It’s 2017 and the world that we live in is highly competitive, so it is imperative for business professionals to find ways to stand out from their competitors. The problem, however, is it can become difficult to stand out from others who look just like you on paper.
The information that can be placed on paper, such as your credentials and experience, may get you a meeting with a potential client or referrals, but it will be your people skills that will turn that meeting and those referrals into dollars and cents. In fact, research by the Carnegie Institute of Technology determined that 85 percent of a person’s financial success is due to skills in human engineering, personality, ability to communicate, negotiate and lead, while only 15 percent is due to technical ability. This is not to say that technical skills are unimportant, but it shows that people skills are vital to lifelong success. So here are my do’s and don’ts for standing out from the crowd and lifetime success:
- Do: Amp up your communication skills.
Many people feel they already have mastered this skill when, in most cases, they have been hearing what others say instead of listening. We hear things all the times such as the television in the background, but to actively listen means to listen with all senses. We must quiet down and pay attention to the person we are talking to, taking note of their body language and tone. Try not to interrupt the other person speaking and ask questions for clarity and confirmation.
- Do: Learn how to look at situations from different viewpoints.
Empathy is the ability to step into another person’s shoes. It is not pity but rather trying to understand another person’s perspective. It is easier to communicate and create bonds with others when we take the time to look at situations that may present themselves from another person’s point of view.
- Don’t: Be afraid of challenges or changes.
If you ask business owners about the traits they want in employees, many may list resiliency. It is the ability to recover from setbacks and adapt. People who have this skill can thrive even in challenging times because they have mastered the ability to work during and after tests and trials with a positive attitude and renewed energy. We should try to be optimistic always and view crises we encounter as lessons we can learn from.

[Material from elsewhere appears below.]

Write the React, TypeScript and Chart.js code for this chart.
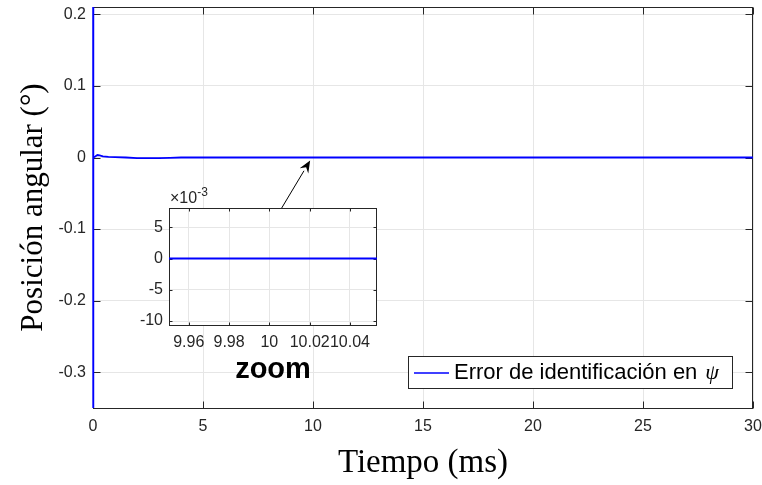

- Don’t: Be casual in the workplace.
Technology has allowed us to be more mobile while working, but we still need to practice professionalism. We can become relaxed while not at the worksite by answering the phone unprofessionally or not at all. Remember to practice proper telephone etiquette such as smiling and speaking with a clear voice even if you are using your personal cellphone. We should also remember to return calls and in a timely manner. Be aware of any disruptive background noises such as your children that can be distracting to callers.